Today’s young people have a great desire to be heroic. Let them look to St. André.
PAUL KOKOSKI
Hamilton, Ontario
Lost his voice
Sir, – Jeff Barak says that “Labor needs a leader with a firm voice...” (“A new way for Labor?,” October 18). Is he referring to the same Isaac Herzog who somehow lacked any kind of voice and “pleaded the Fifth” when the investigative committee called on him to testify regarding the funding of Ehud Barak’s election campaign? Of course he objects to the loyalty oath. He chose not to speak under any kind of oath when called upon to testify.
MARCHAL KAPLAN
Jerusalem
Guarding the children
Sir, – I lived one kilometer from the Jordanian border at Kibbutz Neveh Ur during the 1977-1978 school year, teaching English in the regional high school at Kibbutz Neveh Eitan and the elementary school at Kibbutz Maoz Haim.

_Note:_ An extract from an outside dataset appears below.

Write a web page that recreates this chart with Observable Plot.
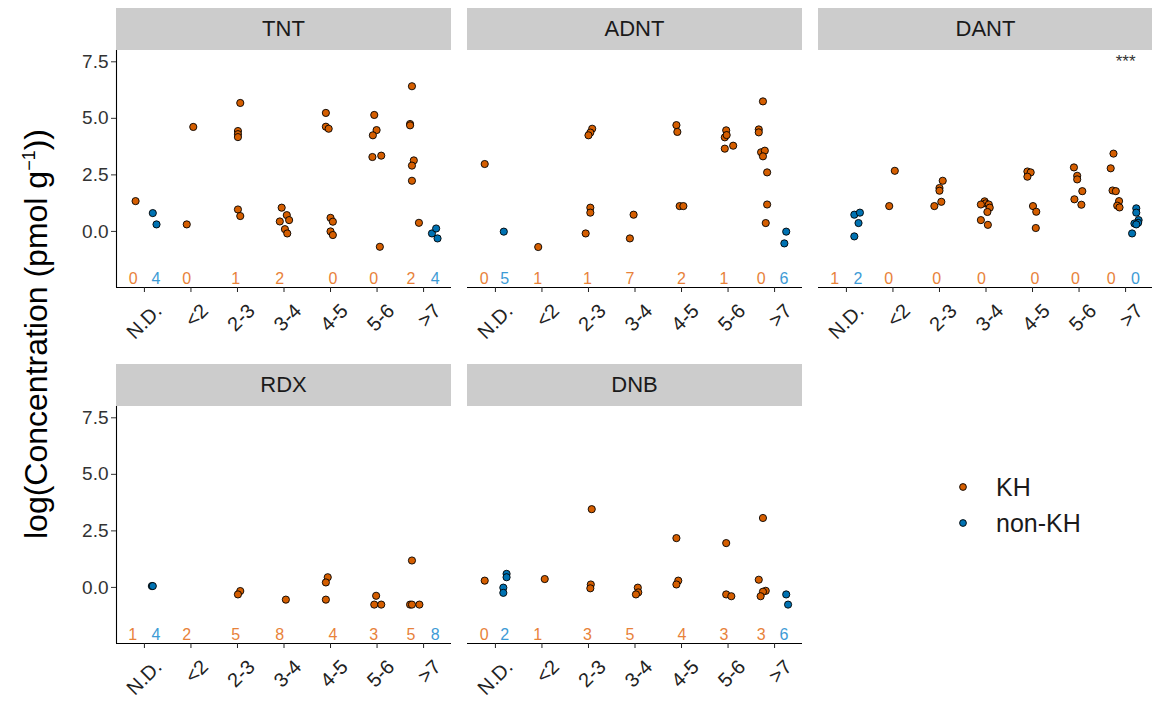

My students came from the neighboring kibbutzim as well as the moshavim. At that time, the border with Jordan was relatively quiet. Nevertheless, as a candidate for membership on the kibbutz, I had guard duty at night for a week. We had guards seven days a week at night.
On one occasion, six terrorists did infiltrate the country. I had fired my M1 rifle only 20 times at a pail before this incident. Still, I was to defend the children’s house with 100 children in it by myself, since the men were working in the fields and fish ponds.
The terrorists were found and arrested in the banana grove at Kibbutz Gesher, just 10 minutes from the children’s house in Neveh Ur.
That was a long time ago. I remember it as though it were yesterday.
How can Israel possibly allow an international force of foreign soldiers to guard that area?
YOEL NITZARIM
Skokie
Name the judge
Sir, – Although your editorial on the shamefully lenient sentence of the Eritrean murderer made excellent points, it was again an example of why the situation will never be fixed (“A punishment that doesn’t fit the crime,” September 26).
As a former Chicago criminal defense lawyer, I can assure you that had this occurred in America, the judge’s name would have been printed in every article in every newspaper discussing the murder. The prosecutors and defense attorneys would probably have been named as well.
This fosters an atmosphere of responsibility.
If a judge is one who is incompetent, obnoxious, overly lenient, or ridiculously harsh, there will be an outcry against him or her, and the chief judge will reassign that judge to small claims court or some other area where he will be less of a nuisance and danger.
When you fail to name the judge, you excuse his actions. He (or she) will never have to answer to anyone for the lenient sentence.
When this killer strikes again in five years, you will reprint the same editorial, and the political and judicial establishment will say, Oh, what a shame, but it’s not our fault.